Pour le Conseil d’État, la cour administrative d’appel n’a pas entaché son arrêt d’inexacte qualification juridique des faits en jugeant que le « pleurant n° 17 » n’avait jamais cessé, depuis sa mise à disposition de la Nation en 1789, d’appartenir au domaine national puis au domaine public dont il a été irrégulièrement soustrait. Elle n’a pas davantage commis d’erreur de droit en en déduisant, après avoir relevé l’absence d’un décret formel du corps législatif autorisant expressément son aliénation, qu’il n’avait pu faire l’objet d’une prescription acquisitive au profit de ses détenteurs successifs, quelle que soit leur bonne foi.
Les sœurs doivent donc remettre leur statuette à l’État. Il convient toutefois de noter que celle-ci avait plusieurs fois été prêtée par la famille à des musées publics en France et à l’étranger. Lors de ces prêts, l’administration s’était toujours comportée comme si la famille en été propriétaire.

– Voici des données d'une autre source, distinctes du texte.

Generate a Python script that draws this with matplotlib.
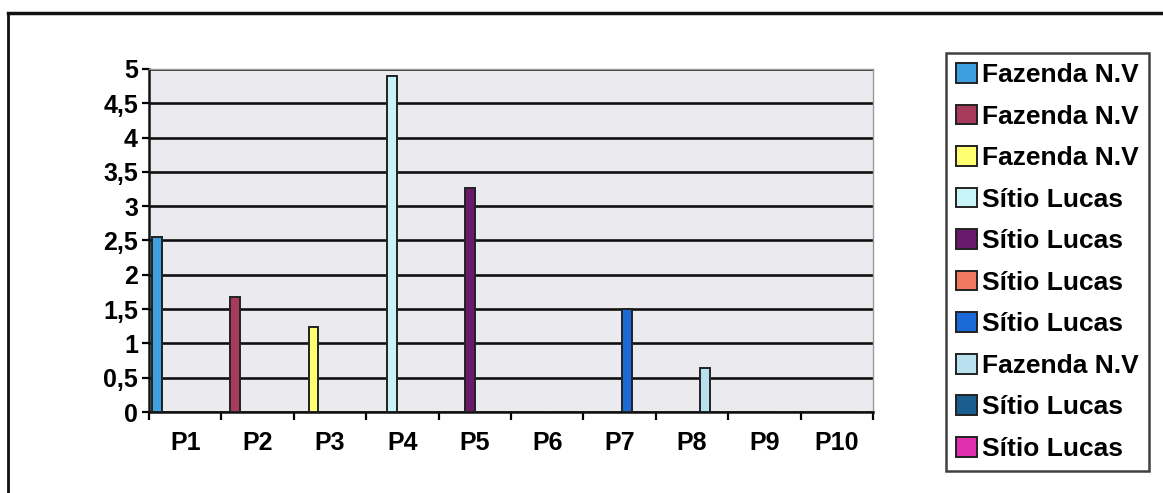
import numpy as np
import matplotlib
matplotlib.use("Agg")
import matplotlib.pyplot as plt
from matplotlib.lines import Line2D

# points along the transect and one value per series (series i only has point i)
categories = ["P1", "P2", "P3", "P4", "P5", "P6", "P7", "P8", "P9", "P10"]
series_names = ["Fazenda N.V", "Fazenda N.V", "Fazenda N.V", "Sítio Lucas",
                "Sítio Lucas", "Sítio Lucas", "Sítio Lucas", "Fazenda N.V",
                "Sítio Lucas", "Sítio Lucas"]
values = [2.55, 1.67, 1.24, 4.9, 3.26, 0, 1.5, 0.64, 0, 0]
colors = ["#3d9ee0", "#a83a5c", "#ffff70", "#c8f4f8", "#6a1a6a",
          "#f07860", "#1a6ad8", "#b8e0ee", "#1a5e90", "#e030b0"]
yticks = [0, 0.5, 1, 1.5, 2, 2.5, 3, 3.5, 4, 4.5, 5]
ytick_labels = ["0", "0,5", "1", "1,5", "2", "2,5", "3", "3,5", "4", "4,5", "5"]

plt.rcParams['font.family'] = ['Liberation Sans', 'DejaVu Sans']
plt.rcParams['font.weight'] = 'bold'

W, H = 1163, 493
fig = plt.figure(figsize=(W / 100, H / 100), dpi=100)
fig.patch.set_facecolor("white")

ax = fig.add_axes([149 / W, 1 - 412 / H, (873 - 149) / W, (412 - 69) / H])
ax.set_facecolor("#ebebef")

n = len(series_names)
slot = 0.0815
bar_w = 0.135
x = np.arange(len(categories))
handles = []
for i in range(n):
    # each series sits in its own slot inside the cluster
    offset = -0.39 + i * slot
    h = ax.bar(x[i] + offset, values[i], width=bar_w, color=colors[i],
               edgecolor="#222222", linewidth=1.4, zorder=3,
               label=series_names[i])
    handles.append(h)

ax.set_ylim(0, 5)
ax.set_xlim(-0.5, len(categories) - 0.5)
ax.set_yticks(yticks)
ax.set_yticklabels(ytick_labels, fontsize=18, fontweight='bold')
ax.yaxis.grid(True, color="#111111", linewidth=1.9, zorder=1)
ax.set_axisbelow(True)

ax.set_xticks(x)
ax.set_xticklabels(categories, fontsize=18, fontweight='bold')
ax.set_xticks(np.arange(-0.5, len(categories)), minor=True)
ax.tick_params(axis='x', which='major', length=0, pad=14)
ax.tick_params(axis='x', which='minor', length=6, width=1.6, direction='out')
ax.tick_params(axis='y', length=5, width=1.6, direction='out', pad=3)

for side in ("top", "right"):
    ax.spines[side].set_color("#9a9a9a")
    ax.spines[side].set_linewidth(1.0)
for side in ("left", "bottom"):
    ax.spines[side].set_color("#111111")
    ax.spines[side].set_linewidth(1.8)

leg = fig.legend(handles=handles, loc="upper left",
                 bbox_to_anchor=(946 / W, 1 - 53 / H),
                 prop={'weight': 'bold', 'size': 19},
                 frameon=True, fancybox=False, edgecolor="#111111",
                 handlelength=0.78, handleheight=0.78, handletextpad=0.22,
                 labelspacing=0.66, borderpad=0.38, borderaxespad=0)
leg.get_frame().set_linewidth(1.8)

# outer chart frame (left and top edges visible)
fig.add_artist(Line2D([8 / W, 8 / W], [0, 1 - 13 / H], transform=fig.transFigure,
                      color="#111111", linewidth=2))
fig.add_artist(Line2D([8 / W, 1], [1 - 13 / H, 1 - 13 / H], transform=fig.transFigure,
                      color="#111111", linewidth=2.5))

fig.savefig("out.png", dpi=100)
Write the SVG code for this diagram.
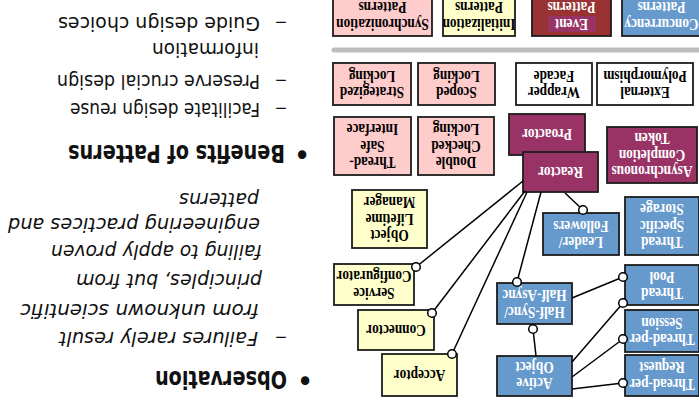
<svg xmlns="http://www.w3.org/2000/svg" width="699" height="403" viewBox="0 0 699 403">
<style>
  .box{stroke:#1c1c1c;stroke-width:1.8}
  .pink{fill:#ffcccc}
  .yel{fill:#ffffcc}
  .blue{fill:#6699cc}
  .mag{fill:#993366}
  .red{fill:#993333}
  .wht{fill:#ffffff}
  .lbl{font-family:"Liberation Serif","Times New Roman",serif;font-weight:bold;font-size:16px;text-anchor:middle;fill:#000;transform-box:fill-box;transform-origin:center;transform:scaleX(.83)}
  .inv{fill:#ffffff}
  .wire{stroke:#000;stroke-width:1.5;fill:none}
  .port{fill:#ffffff;stroke:#000;stroke-width:1.5}
  .txt{font-family:"DejaVu Sans",sans-serif;font-size:19px;fill:#111}
  .bold{font-weight:bold;font-size:24px}
  .ital{font-style:italic}
</style>
<rect width="699" height="403" fill="#ffffff"/>
<!-- slide is laid out upright, then turned half a revolution -->
<g transform="rotate(180 349.5 201.5)">

  <!-- bullet list -->
  <g id="notes" class="txt">
    <text class="bold" x="394" y="32" text-anchor="middle">•</text>
    <text class="bold" x="412" y="32" textLength="132" lengthAdjust="spacingAndGlyphs">Observation</text>
    <text x="412" y="71" textLength="12" lengthAdjust="spacingAndGlyphs">–</text>
    <text class="ital" x="441" y="71" textLength="199" lengthAdjust="spacingAndGlyphs">Failures rarely result</text>
    <text class="ital" x="440" y="99.5" textLength="239" lengthAdjust="spacingAndGlyphs">from unknown scientific</text>
    <text class="ital" x="437" y="129.5" textLength="186" lengthAdjust="spacingAndGlyphs">principles, but from</text>
    <text class="ital" x="437" y="158" textLength="211" lengthAdjust="spacingAndGlyphs">failing to apply proven</text>
    <text class="ital" x="439" y="185" textLength="252" lengthAdjust="spacingAndGlyphs">engineering practices and</text>
    <text class="ital" x="440" y="210" textLength="80" lengthAdjust="spacingAndGlyphs">patterns</text>
    <text class="bold" x="397" y="258" text-anchor="middle">•</text>
    <text class="bold" x="414" y="258" textLength="217" lengthAdjust="spacingAndGlyphs">Benefits of Patterns</text>
    <text x="412" y="300" textLength="12" lengthAdjust="spacingAndGlyphs">–</text>
    <text x="439" y="300" textLength="190" lengthAdjust="spacingAndGlyphs">Facilitate design reuse</text>
    <text x="412" y="328" textLength="12" lengthAdjust="spacingAndGlyphs">–</text>
    <text x="439" y="328" textLength="203" lengthAdjust="spacingAndGlyphs">Preserve crucial design</text>
    <text x="440" y="360" textLength="107" lengthAdjust="spacingAndGlyphs">information</text>
    <text x="412" y="386" textLength="12" lengthAdjust="spacingAndGlyphs">–</text>
    <text x="439" y="386" textLength="202" lengthAdjust="spacingAndGlyphs">Guide design choices</text>
  </g>

  <!-- pattern category headers -->
  <g id="synchronization">
    <rect class="box pink" x="267" y="367" width="99" height="45"/>
    <text class="lbl"><tspan x="316.5" y="384.3">Synchronization</tspan><tspan x="316.5" y="401">Patterns</tspan></text>
  </g>
  <g id="initialization">
    <rect class="box yel" x="184" y="367" width="72" height="45"/>
    <text class="lbl"><tspan x="220" y="384.3">Initialization</tspan><tspan x="220" y="401">Patterns</tspan></text>
  </g>
  <g id="event">
    <rect class="box red" x="88" y="367" width="79" height="45"/>
    <rect class="mag" x="103" y="371" width="48" height="16"/>
    <text class="lbl inv"><tspan x="127.5" y="384.3">Event</tspan><tspan x="127.5" y="401">Patterns</tspan></text>
  </g>
  <g id="concurrency">
    <rect class="box blue" x="-2" y="367" width="79" height="45"/>
    <text class="lbl inv"><tspan x="37.5" y="384.3">Concurrency</tspan><tspan x="37.5" y="401">Patterns</tspan></text>
  </g>

  <line id="divider" x1="-5" y1="353" x2="365" y2="353" stroke="#bdbdbd" stroke-width="5" stroke-linecap="round"/>

  <!-- second row -->
  <g id="strategized-locking">
    <rect class="box pink" x="288" y="298" width="78" height="42"/>
    <text class="lbl"><tspan x="327" y="316">Strategized</tspan><tspan x="327" y="332.5">Locking</tspan></text>
  </g>
  <g id="scoped-locking">
    <rect class="box pink" x="204" y="298" width="77" height="42"/>
    <text class="lbl"><tspan x="242.5" y="316">Scoped</tspan><tspan x="242.5" y="332.5">Locking</tspan></text>
  </g>
  <g id="wrapper-facade">
    <rect class="box wht" x="107" y="298" width="76" height="42"/>
    <text class="lbl"><tspan x="145" y="316">Wrapper</tspan><tspan x="145" y="332.5">Facade</tspan></text>
  </g>
  <g id="external-polymorphism">
    <rect class="box wht" x="6" y="298" width="96" height="42"/>
    <text class="lbl"><tspan x="54" y="316">External</tspan><tspan x="54" y="332.5">Polymorphism</tspan></text>
  </g>

  <!-- third row -->
  <g id="thread-safe-interface">
    <rect class="box pink" x="288" y="228" width="77" height="58"/>
    <text class="lbl"><tspan x="326.5" y="245.8">Thread-</tspan><tspan x="326.5" y="262.3">Safe</tspan><tspan x="326.5" y="278.8">Interface</tspan></text>
  </g>
  <g id="double-checked-locking">
    <rect class="box pink" x="205" y="228" width="76" height="58"/>
    <text class="lbl"><tspan x="243" y="245.8">Double</tspan><tspan x="243" y="262.3">Checked</tspan><tspan x="243" y="278.8">Locking</tspan></text>
  </g>
  <g id="proactor">
    <rect class="box mag" x="114" y="248" width="76" height="41"/>
    <text class="lbl inv" x="152" y="273.8">Proactor</text>
  </g>
  <g id="reactor">
    <rect class="box mag" x="101" y="211" width="75" height="40"/>
    <text class="lbl inv" x="138.5" y="236.3">Reactor</text>
  </g>
  <g id="asynchronous-completion-token">
    <rect class="box mag" x="2" y="220" width="90" height="56"/>
    <text class="lbl inv"><tspan x="47" y="236.8">Asynchronous</tspan><tspan x="47" y="253.3">Completion</tspan><tspan x="47" y="269.8">Token</tspan></text>
  </g>

  <!-- fourth row -->
  <g id="object-lifetime-manager">
    <rect class="box yel" x="272" y="155" width="75" height="58"/>
    <text class="lbl"><tspan x="309.5" y="172.8">Object</tspan><tspan x="309.5" y="189.3">Lifetime</tspan><tspan x="309.5" y="205.8">Manager</tspan></text>
  </g>
  <g id="leader-followers">
    <rect class="box blue" x="80" y="148" width="76" height="42"/>
    <text class="lbl inv"><tspan x="118" y="166">Leader/</tspan><tspan x="118" y="182.5">Followers</tspan></text>
  </g>
  <g id="thread-specific-storage">
    <rect class="box blue" x="0" y="148" width="74" height="58"/>
    <text class="lbl inv"><tspan x="37" y="165.8">Thread</tspan><tspan x="37" y="182.3">Specific</tspan><tspan x="37" y="198.8">Storage</tspan></text>
  </g>

  <!-- lower rows -->
  <g id="service-configurator">
    <rect class="box yel" x="285" y="98" width="80" height="41"/>
    <text class="lbl"><tspan x="325" y="115.5">Service</tspan><tspan x="325" y="132">Configurator</tspan></text>
  </g>
  <g id="connector">
    <rect class="box yel" x="265" y="53" width="76" height="40"/>
    <text class="lbl" x="303" y="78.3">Connector</text>
  </g>
  <g id="acceptor">
    <rect class="box yel" x="242" y="7" width="75" height="42"/>
    <text class="lbl" x="279.5" y="33.3">Acceptor</text>
  </g>
  <g id="half-sync-half-async">
    <rect class="box blue" x="127" y="79" width="75" height="41"/>
    <text class="lbl inv"><tspan x="164.5" y="96.5">Half-Sync/</tspan><tspan x="164.5" y="113">Half-Async</tspan></text>
  </g>
  <g id="active-object">
    <rect class="box blue" x="127" y="7" width="75" height="40"/>
    <text class="lbl inv"><tspan x="164.5" y="25">Active</tspan><tspan x="164.5" y="41.5">Object</tspan></text>
  </g>
  <g id="thread-pool">
    <rect class="box blue" x="0" y="98" width="74" height="40"/>
    <text class="lbl inv"><tspan x="37" y="115">Thread</tspan><tspan x="37" y="131.5">Pool</tspan></text>
  </g>
  <g id="thread-per-session">
    <rect class="box blue" x="0" y="51" width="74" height="42"/>
    <text class="lbl inv"><tspan x="37" y="69">Thread-per</tspan><tspan x="37" y="85.5">Session</tspan></text>
  </g>
  <g id="thread-per-request">
    <rect class="box blue" x="0" y="7" width="74" height="41"/>
    <text class="lbl inv"><tspan x="37" y="24.5">Thread-per</tspan><tspan x="37" y="41">Request</tspan></text>
  </g>

  <!-- connectors: plain lines ending in a small open circle -->
  <g id="connectors">
    <line class="wire" x1="134" y1="210" x2="116" y2="193"/>
    <line class="wire" x1="176" y1="222" x2="283" y2="136"/>
    <line class="wire" x1="174" y1="212" x2="267" y2="90"/>
    <line class="wire" x1="172" y1="211" x2="247" y2="49"/>
    <line class="wire" x1="158" y1="211" x2="182" y2="121"/>
    <line class="wire" x1="127" y1="105" x2="76" y2="126"/>
    <line class="wire" x1="127" y1="41" x2="76" y2="100"/>
    <line class="wire" x1="127" y1="26" x2="76" y2="64"/>
    <line class="wire" x1="127" y1="14" x2="76" y2="20"/>
    <line class="wire" x1="163" y1="47" x2="166" y2="74"/>
    <circle class="port" cx="116" cy="193" r="4.3"/>
    <circle class="port" cx="283" cy="136" r="4.3"/>
    <circle class="port" cx="267" cy="90" r="4.3"/>
    <circle class="port" cx="247" cy="49" r="4.3"/>
    <circle class="port" cx="182" cy="121" r="4.3"/>
    <circle class="port" cx="166" cy="74" r="4.3"/>
    <circle class="port" cx="76" cy="126" r="4.3"/>
    <circle class="port" cx="76" cy="100" r="4.3"/>
    <circle class="port" cx="76" cy="64" r="4.3"/>
    <circle class="port" cx="76" cy="20" r="4.3"/>
  </g>
</g>
</svg>
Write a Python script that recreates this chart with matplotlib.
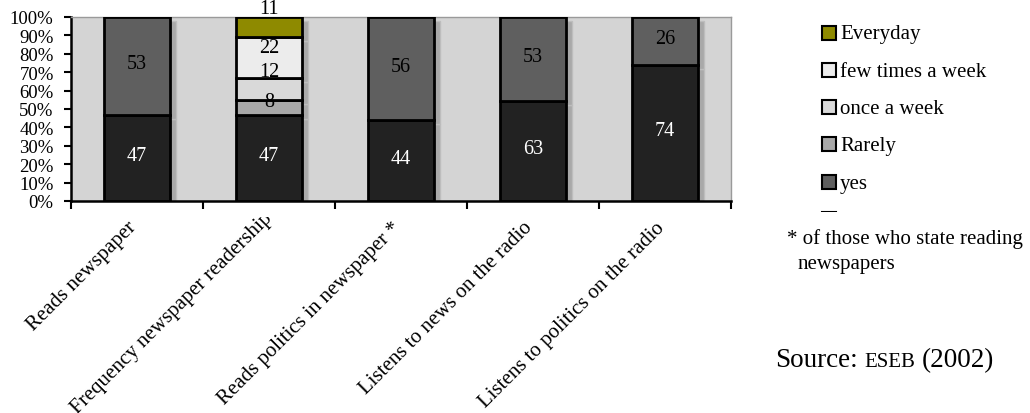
import numpy as np
import matplotlib
matplotlib.use("Agg")
import matplotlib.pyplot as plt
from matplotlib.patches import Rectangle
from matplotlib.transforms import Bbox

plt.rcParams['font.family'] = ['Liberation Serif', 'DejaVu Serif']

categories = ["Reads newspaper", "Frequency newspaper readership",
              "Reads politics in newspaper *", "Listens to news on the radio",
              "Listens to politics on the radio"]

# series are stacked bottom to top
series = ["No", "yes", "Rarely", "once a week", "few times a week", "Everyday"]
no = [47, 47, 44, 63, 74]
yes = [53, 0, 56, 53, 26]
rarely = [0, 8, 0, 0, 0]
once_week = [0, 12, 0, 0, 0]
few_week = [0, 22, 0, 0, 0]
everyday = [0, 11, 0, 0, 0]
colors = ["#222222", "#5f5f5f", "#a8a8a8", "#d9d9d9", "#ececec", "#8e8a00"]

values = np.array([no, yes, rarely, once_week, few_week, everyday], dtype=float)
pct = values / values.sum(axis=0) * 100

W, H = 1030, 414
fig = plt.figure(figsize=(W / 100, H / 100), dpi=100)
ax = fig.add_axes([71 / W, 1 - 202 / H, 660 / W, 184 / H])
ax.set_facecolor("#d4d4d4")

x = np.arange(len(categories))
width = 0.5

# label nudges (points) for the crowded frequency bar
nudge = {(2, 1): 2.5, (3, 1): 11, (4, 1): 6, (5, 1): 12}

bottom = np.zeros(len(categories))
for s, name in enumerate(series):
    for i in x:
        v = pct[s, i]
        if v <= 0:
            continue
        # flat shadow behind each segment
        ax.bar(i + 0.045, v, bottom=bottom[i] - 2.3, width=width,
               color="#a9a9a9", edgecolor="#bdbdbd", linewidth=1, zorder=2)
        ax.bar(i, v, bottom=bottom[i], width=width, color=colors[s],
               edgecolor="black", linewidth=2, zorder=3)
        ax.annotate(f"{values[s, i]:.0f}", (i, bottom[i] + v / 2),
                    xytext=(0, 1.5 + nudge.get((s, i), 0)),
                    textcoords="offset points", ha="center", va="center",
                    fontsize=14.5, color="white" if s == 0 else "black",
                    zorder=5, annotation_clip=False)
    bottom += pct[s]

ax.set_xlim(-0.5, 4.5)
ax.set_ylim(0, 100)
ax.set_yticks(np.arange(0, 101, 10))
ax.set_yticklabels([f"{v}%" for v in range(0, 101, 10)])
ax.set_xticks(np.arange(-0.5, 5, 1))
ax.set_xticklabels([])
ax.tick_params(axis="y", direction="out", length=5, width=1.5,
               labelsize=13.5, pad=7.5)
ax.tick_params(axis="x", direction="out", length=6, width=1.5)
for side in ("left", "bottom"):
    ax.spines[side].set_linewidth(1.8)
    ax.spines[side].set_color("black")
for side in ("top", "right"):
    ax.spines[side].set_linewidth(1)
    ax.spines[side].set_color("#9a9a9a")

# category names; the long one runs past its box and is cut there
cut = Bbox([[0, 0], [W, H - 218]])
for i, name in enumerate(categories):
    if i == 1:
        t = ax.annotate(name, (i, 0), xycoords=ax.get_xaxis_transform(),
                        xytext=(-138, -153), textcoords="offset points",
                        ha="left", va="baseline", rotation=45,
                        rotation_mode="anchor", fontsize=15,
                        annotation_clip=False)
        t.set_clip_box(cut)
        t.set_clip_on(True)
    else:
        ax.annotate(name, (i, 0), xycoords=ax.get_xaxis_transform(),
                    xytext=(-7, -12), textcoords="offset points",
                    ha="right", va="top", rotation=45, rotation_mode="anchor",
                    fontsize=15, annotation_clip=False)

# legend, top entry first; last entry is cut off
leg_clip = Bbox([[0, H - 213], [W, H]])
for k, s in enumerate(range(len(series) - 1, -1, -1)):
    yc = 33.5 + 37.3 * k
    r = Rectangle((822 / W, 1 - (yc + 7) / H), 14 / W, 14 / H,
                  transform=fig.transFigure, facecolor=colors[s],
                  edgecolor="black", linewidth=1.5)
    fig.add_artist(r)
    r.set_clip_box(leg_clip)
    r.set_clip_on(True)
    t = fig.text(840 / W, 1 - (yc + 1.5) / H, series[s], va="center",
                 fontsize=15)
    t.set_clip_box(leg_clip)
    t.set_clip_on(True)

fig.text(787 / W, 1 - 239 / H, "* of those who state reading", va="center",
         fontsize=15)
fig.text(798 / W, 1 - 265 / H, "newspapers", va="center", fontsize=15)

# source line with small caps for the survey name
renderer = fig.canvas.get_renderer()
xp = 775
for part, size, gap in [("Source:", 19.5, 7), ("ESEB", 15, 6), ("(2002)", 19.5, 0)]:
    t = fig.text(xp / W, 1 - 367 / H, part, fontsize=size, va="baseline")
    xp += t.get_window_extent(renderer).width + gap

fig.savefig("out.png", dpi=100)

Il reste la possibilité aux trois sœurs de demander à être indemnisées…
Références
■ CAA Paris, 4 avr. 2006, n° 04PA02037 : AJDA 2006. 1294.
■ TA Paris, 5 nov. 2015, n° 1430948/5-1 : AJDA 2016. 496, concl. P. Martin-Genier ; RFDA 2016. 313, note C. Lavialle.
■ CAA Paris, 13 janv. 2017, n° 15PA04256 : AJDA 2017. 865, chron. J. Sorin.